● **Material**
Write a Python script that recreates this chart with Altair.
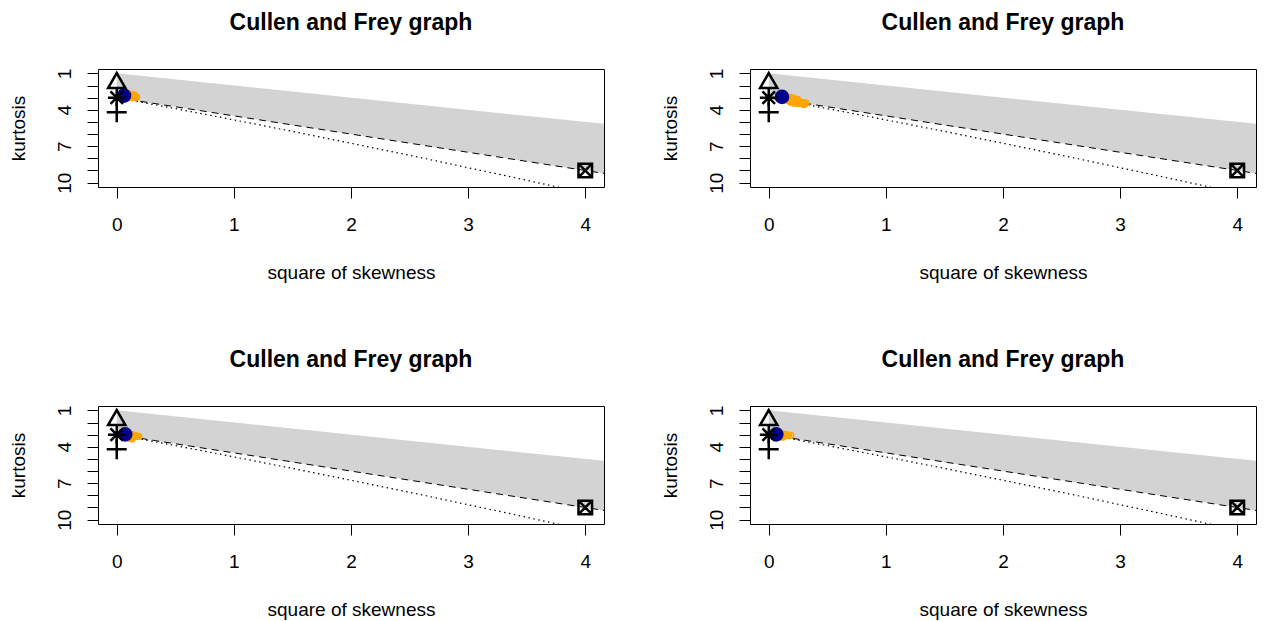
import altair as alt
import pandas as pd

TITLE = "Cullen and Frey graph"
X_TITLE = "square of skewness"
Y_TITLE = "kurtosis"
FONT = "Liberation Sans"

x_ticks = [0, 1, 2, 3, 4]
y_ticks = [1, 2, 3, 4, 5, 6, 7, 8, 9, 10]
y_tick_labels = [1, 4, 7, 10]
x_domain = [-0.16, 4.16]
y_domain = [0.64, 10.36]

# beta region (square of skewness, kurtosis limits)
beta_s2 = [0.0, 4.16]
beta_upper = [1.0, 5.16]
beta_lower = [3.0, 9.24]

# gamma line
gamma_s2 = [0.0, 4.16]
gamma_k = [3.0, 9.24]

# lognormal line
lnorm_s2 = [0.0, 0.465, 0.961, 1.488, 2.048, 2.641, 3.267, 3.793]
lnorm_k = [3.0, 3.838, 4.756, 5.758, 6.850, 8.035, 9.320, 10.423]

# theoretical distributions
theo_names = ["normal", "uniform", "exponential", "logistic"]
theo_s2 = [0.0, 0.0, 4.0, 0.0]
theo_k = [3.0, 1.8, 9.0, 4.2]
theo_paths = [
    "M-0.886,0L0.886,0M0,-0.886L0,0.886M-0.627,-0.627L0.627,0.627M-0.627,0.627L0.627,-0.627",
    "M0,-1L0.866,0.5L-0.866,0.5Z",
    "M-0.68,-0.68L0.68,-0.68L0.68,0.68L-0.68,0.68ZM-0.68,-0.68L0.68,0.68M-0.68,0.68L0.68,-0.68",
    "M-1,0L1,0M0,-1L0,1",
]

# observations (one per panel)
obs_s2 = [0.062, 0.113, 0.072, 0.064]
obs_k = [2.83, 2.94, 2.98, 2.98]

# bootstrapped values, per panel
boot1_s2 = [0.09, 0.11, 0.12, 0.13, 0.14, 0.15, 0.16, 0.17, 0.12, 0.14, 0.16, 0.10, 0.13, 0.15, 0.11]
boot1_k = [2.78, 2.80, 2.72, 2.78, 2.84, 2.88, 2.92, 2.95, 2.95, 3.00, 3.02, 3.02, 2.88, 2.76, 2.88]

boot2_s2 = [0.15, 0.17, 0.19, 0.21, 0.23, 0.25, 0.18, 0.20, 0.22, 0.24, 0.26, 0.19, 0.21, 0.23,
            0.27, 0.28, 0.29, 0.30, 0.31, 0.32, 0.30, 0.25, 0.16, 0.20]
boot2_k = [2.95, 3.00, 2.98, 3.05, 3.10, 3.15, 3.20, 3.25, 3.30, 3.30, 3.35, 3.40, 3.45, 3.45,
           3.40, 3.45, 3.50, 3.40, 3.50, 3.45, 3.58, 3.50, 3.25, 3.38]

boot3_s2 = [0.11, 0.12, 0.13, 0.14, 0.15, 0.16, 0.17, 0.18, 0.19, 0.12, 0.13, 0.14, 0.15, 0.16, 0.11, 0.13]
boot3_k = [3.00, 2.98, 3.02, 3.05, 3.08, 3.10, 3.12, 3.14, 3.15, 3.22, 3.28, 3.22, 3.18, 3.16, 3.32, 3.36]

boot4_s2 = [0.11, 0.12, 0.13, 0.14, 0.15, 0.16, 0.17, 0.19, 0.12, 0.13, 0.14, 0.11, 0.12]
boot4_k = [2.92, 2.95, 2.97, 3.00, 3.02, 3.03, 3.05, 3.06, 3.12, 3.15, 3.10, 3.20, 3.22]

boot_s2 = [boot1_s2, boot2_s2, boot3_s2, boot4_s2]
boot_k = [boot1_k, boot2_k, boot3_k, boot4_k]

xs = alt.Scale(domain=x_domain, nice=False, zero=False)
ys = alt.Scale(domain=y_domain, nice=False, zero=False, reverse=True)

label_expr = "indexof([" + ",".join(str(v) for v in y_tick_labels) + "], datum.value) >= 0 ? datum.label : ''"

x_axis = alt.Axis(
    values=x_ticks, title=X_TITLE, grid=False, domain=False,
    tickSize=11, tickColor="black", tickWidth=1,
    labelPadding=32, labelBaseline="alphabetic", labelFontSize=19, labelColor="black",
    labelFlush=False, labelOverlap=False, labelFont=FONT, format="d",
    titleFontSize=19, titleFontWeight="normal", titleColor="black", titleFont=FONT,
    titleY=91, titleBaseline="alphabetic",
)
y_axis = alt.Axis(
    values=y_ticks, title=Y_TITLE, grid=False, domain=False,
    tickSize=11, tickColor="black", tickWidth=1,
    labelAngle=270, labelAlign="center", labelBaseline="alphabetic", labelPadding=17,
    labelFontSize=19, labelColor="black", labelFlush=False, labelOverlap=False,
    labelFont=FONT, labelExpr=label_expr,
    titleFontSize=19, titleFontWeight="normal", titleColor="black", titleFont=FONT,
    titleAngle=270, titleX=-74, titleBaseline="alphabetic", titleAlign="center",
)


def panel(i):
    beta_df = pd.DataFrame({"s2": beta_s2, "upper": beta_upper, "lower": beta_lower})
    gamma_df = pd.DataFrame({"s2": gamma_s2, "k": gamma_k})
    lnorm_df = pd.DataFrame({"s2": lnorm_s2, "k": lnorm_k})
    theo_df = pd.DataFrame({"s2": theo_s2, "k": theo_k, "name": theo_names})
    obs_df = pd.DataFrame({"s2": [obs_s2[i]], "k": [obs_k[i]]})
    boot_df = pd.DataFrame({"s2": boot_s2[i], "k": boot_k[i]})

    X = lambda f: alt.X(f, type="quantitative", scale=xs, axis=x_axis)
    Y = lambda f: alt.Y(f, type="quantitative", scale=ys, axis=y_axis)

    area = alt.Chart(beta_df).mark_area(color="#d3d3d3", opacity=1, clip=True).encode(
        x=X("s2"), y=Y("upper"), y2="lower"
    )
    gamma = alt.Chart(gamma_df).mark_line(
        color="black", strokeWidth=1, strokeDash=[7, 5], clip=True
    ).encode(x=X("s2"), y=Y("k"))
    lnorm = alt.Chart(lnorm_df).mark_line(
        color="black", strokeWidth=1.2, strokeDash=[1.5, 3.5], clip=True
    ).encode(x=X("s2"), y=Y("k"))
    boot = alt.Chart(boot_df).mark_point(
        shape="circle", filled=False, color="#FFA500", size=30, strokeWidth=1.6, opacity=1
    ).encode(x=X("s2"), y=Y("k"))
    obs = alt.Chart(obs_df).mark_point(
        shape="circle", filled=True, color="#00008B", size=215, opacity=1
    ).encode(x=X("s2"), y=Y("k"))
    theo = alt.Chart(theo_df).mark_point(
        filled=False, color="black", size=400, strokeWidth=2.5, opacity=1
    ).encode(
        x=X("s2"), y=Y("k"),
        shape=alt.Shape("name:N", scale=alt.Scale(domain=theo_names, range=theo_paths), legend=None),
    )
    return alt.layer(area, gamma, lnorm, boot, obs, theo).properties(
        width=506, height=118,
        title=alt.TitleParams(
            TITLE, fontSize=23, fontWeight="bold", font=FONT, color="black",
            anchor="middle", frame="group", offset=15, baseline="alphabetic",
        ),
    )


top = alt.hconcat(panel(0), panel(1), spacing=55)
bottom = alt.hconcat(panel(2), panel(3), spacing=55)
chart = alt.vconcat(top, bottom, spacing=65).properties(
    padding={"left": 0, "top": 3, "right": 0, "bottom": 0}
).configure(font=FONT).configure_view(stroke="black", strokeWidth=1)

chart.save("out.html", embed_options={"renderer": "svg", "actions": False})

● **Given exercise**
Please write out all of the material above without changing a word, and omit any pictures.

● **Task answer**
Write a Python script that recreates this chart with Altair.
import altair as alt
import pandas as pd

TITLE = "Cullen and Frey graph"
X_TITLE = "square of skewness"
Y_TITLE = "kurtosis"
FONT = "Liberation Sans"

x_ticks = [0, 1, 2, 3, 4]
y_ticks = [1, 2, 3, 4, 5, 6, 7, 8, 9, 10]
y_tick_labels = [1, 4, 7, 10]
x_domain = [-0.16, 4.16]
y_domain = [0.64, 10.36]

# beta region (square of skewness, kurtosis limits)
beta_s2 = [0.0, 4.16]
beta_upper = [1.0, 5.16]
beta_lower = [3.0, 9.24]

# gamma line
gamma_s2 = [0.0, 4.16]
gamma_k = [3.0, 9.24]

# lognormal line
lnorm_s2 = [0.0, 0.465, 0.961, 1.488, 2.048, 2.641, 3.267, 3.793]
lnorm_k = [3.0, 3.838, 4.756, 5.758, 6.850, 8.035, 9.320, 10.423]

# theoretical distributions
theo_names = ["normal", "uniform", "exponential", "logistic"]
theo_s2 = [0.0, 0.0, 4.0, 0.0]
theo_k = [3.0, 1.8, 9.0, 4.2]
theo_paths = [
    "M-0.886,0L0.886,0M0,-0.886L0,0.886M-0.627,-0.627L0.627,0.627M-0.627,0.627L0.627,-0.627",
    "M0,-1L0.866,0.5L-0.866,0.5Z",
    "M-0.68,-0.68L0.68,-0.68L0.68,0.68L-0.68,0.68ZM-0.68,-0.68L0.68,0.68M-0.68,0.68L0.68,-0.68",
    "M-1,0L1,0M0,-1L0,1",
]

# observations (one per panel)
obs_s2 = [0.062, 0.113, 0.072, 0.064]
obs_k = [2.83, 2.94, 2.98, 2.98]

# bootstrapped values, per panel
boot1_s2 = [0.09, 0.11, 0.12, 0.13, 0.14, 0.15, 0.16, 0.17, 0.12, 0.14, 0.16, 0.10, 0.13, 0.15, 0.11]
boot1_k = [2.78, 2.80, 2.72, 2.78, 2.84, 2.88, 2.92, 2.95, 2.95, 3.00, 3.02, 3.02, 2.88, 2.76, 2.88]

boot2_s2 = [0.15, 0.17, 0.19, 0.21, 0.23, 0.25, 0.18, 0.20, 0.22, 0.24, 0.26, 0.19, 0.21, 0.23,
            0.27, 0.28, 0.29, 0.30, 0.31, 0.32, 0.30, 0.25, 0.16, 0.20]
boot2_k = [2.95, 3.00, 2.98, 3.05, 3.10, 3.15, 3.20, 3.25, 3.30, 3.30, 3.35, 3.40, 3.45, 3.45,
           3.40, 3.45, 3.50, 3.40, 3.50, 3.45, 3.58, 3.50, 3.25, 3.38]

boot3_s2 = [0.11, 0.12, 0.13, 0.14, 0.15, 0.16, 0.17, 0.18, 0.19, 0.12, 0.13, 0.14, 0.15, 0.16, 0.11, 0.13]
boot3_k = [3.00, 2.98, 3.02, 3.05, 3.08, 3.10, 3.12, 3.14, 3.15, 3.22, 3.28, 3.22, 3.18, 3.16, 3.32, 3.36]

boot4_s2 = [0.11, 0.12, 0.13, 0.14, 0.15, 0.16, 0.17, 0.19, 0.12, 0.13, 0.14, 0.11, 0.12]
boot4_k = [2.92, 2.95, 2.97, 3.00, 3.02, 3.03, 3.05, 3.06, 3.12, 3.15, 3.10, 3.20, 3.22]

boot_s2 = [boot1_s2, boot2_s2, boot3_s2, boot4_s2]
boot_k = [boot1_k, boot2_k, boot3_k, boot4_k]

xs = alt.Scale(domain=x_domain, nice=False, zero=False)
ys = alt.Scale(domain=y_domain, nice=False, zero=False, reverse=True)

label_expr = "indexof([" + ",".join(str(v) for v in y_tick_labels) + "], datum.value) >= 0 ? datum.label : ''"

x_axis = alt.Axis(
    values=x_ticks, title=X_TITLE, grid=False, domain=False,
    tickSize=11, tickColor="black", tickWidth=1,
    labelPadding=32, labelBaseline="alphabetic", labelFontSize=19, labelColor="black",
    labelFlush=False, labelOverlap=False, labelFont=FONT, format="d",
    titleFontSize=19, titleFontWeight="normal", titleColor="black", titleFont=FONT,
    titleY=91, titleBaseline="alphabetic",
)
y_axis = alt.Axis(
    values=y_ticks, title=Y_TITLE, grid=False, domain=False,
    tickSize=11, tickColor="black", tickWidth=1,
    labelAngle=270, labelAlign="center", labelBaseline="alphabetic", labelPadding=17,
    labelFontSize=19, labelColor="black", labelFlush=False, labelOverlap=False,
    labelFont=FONT, labelExpr=label_expr,
    titleFontSize=19, titleFontWeight="normal", titleColor="black", titleFont=FONT,
    titleAngle=270, titleX=-74, titleBaseline="alphabetic", titleAlign="center",
)


def panel(i):
    beta_df = pd.DataFrame({"s2": beta_s2, "upper": beta_upper, "lower": beta_lower})
    gamma_df = pd.DataFrame({"s2": gamma_s2, "k": gamma_k})
    lnorm_df = pd.DataFrame({"s2": lnorm_s2, "k": lnorm_k})
    theo_df = pd.DataFrame({"s2": theo_s2, "k": theo_k, "name": theo_names})
    obs_df = pd.DataFrame({"s2": [obs_s2[i]], "k": [obs_k[i]]})
    boot_df = pd.DataFrame({"s2": boot_s2[i], "k": boot_k[i]})

    X = lambda f: alt.X(f, type="quantitative", scale=xs, axis=x_axis)
    Y = lambda f: alt.Y(f, type="quantitative", scale=ys, axis=y_axis)

    area = alt.Chart(beta_df).mark_area(color="#d3d3d3", opacity=1, clip=True).encode(
        x=X("s2"), y=Y("upper"), y2="lower"
    )
    gamma = alt.Chart(gamma_df).mark_line(
        color="black", strokeWidth=1, strokeDash=[7, 5], clip=True
    ).encode(x=X("s2"), y=Y("k"))
    lnorm = alt.Chart(lnorm_df).mark_line(
        color="black", strokeWidth=1.2, strokeDash=[1.5, 3.5], clip=True
    ).encode(x=X("s2"), y=Y("k"))
    boot = alt.Chart(boot_df).mark_point(
        shape="circle", filled=False, color="#FFA500", size=30, strokeWidth=1.6, opacity=1
    ).encode(x=X("s2"), y=Y("k"))
    obs = alt.Chart(obs_df).mark_point(
        shape="circle", filled=True, color="#00008B", size=215, opacity=1
    ).encode(x=X("s2"), y=Y("k"))
    theo = alt.Chart(theo_df).mark_point(
        filled=False, color="black", size=400, strokeWidth=2.5, opacity=1
    ).encode(
        x=X("s2"), y=Y("k"),
        shape=alt.Shape("name:N", scale=alt.Scale(domain=theo_names, range=theo_paths), legend=None),
    )
    return alt.layer(area, gamma, lnorm, boot, obs, theo).properties(
        width=506, height=118,
        title=alt.TitleParams(
            TITLE, fontSize=23, fontWeight="bold", font=FONT, color="black",
            anchor="middle", frame="group", offset=15, baseline="alphabetic",
        ),
    )


top = alt.hconcat(panel(0), panel(1), spacing=55)
bottom = alt.hconcat(panel(2), panel(3), spacing=55)
chart = alt.vconcat(top, bottom, spacing=65).properties(
    padding={"left": 0, "top": 3, "right": 0, "bottom": 0}
).configure(font=FONT).configure_view(stroke="black", strokeWidth=1)

chart.save("out.html", embed_options={"renderer": "svg", "actions": False})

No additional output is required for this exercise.